BP Oil Spill[Image] - unwantedLetters
http://www.guardian.co.uk/world/picture/2010/jun/14/bp-oil-spill-oil-spills#zoomed-picture

======
fexl
The following story says that the U.S. are rejecting Dutch technology that can
clean most of the oil out of the water. The reason: the cleaned water is not
pure enough. Perfection is the enemy of the good:

<http://www.financialpost.com/m/story.html?id=3203808>

Excerpt: "The voracious Dutch vessels, for example, continuously suck up vast
quantities of oily water, extract most of the oil and then spit overboard vast
quantities of nearly oil-free water. Nearly oil-free isn't good enough for the
U.S. regulators, who have a standard of 15 parts per million -- if water isn't
at least 99.9985% pure, it may not be returned to the Gulf of Mexico."

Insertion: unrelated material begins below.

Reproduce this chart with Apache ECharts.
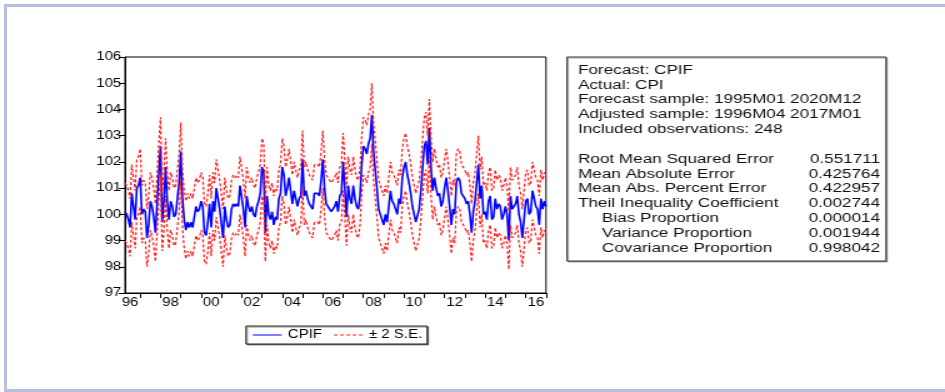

The science of extracting oil from water is advancing all the time. Check out
this little device for cleaning bilge water:

<http://forsoilrecovery.com/>

------
lemming
That image is strangely beautiful, even though the subject is horrifying.

------
unwantedLetters
Scary Stuff.

[http://www.boston.com/bigpicture/2010/06/oil_in_the_gulf_two...](http://www.boston.com/bigpicture/2010/06/oil_in_the_gulf_two_months_lat.html)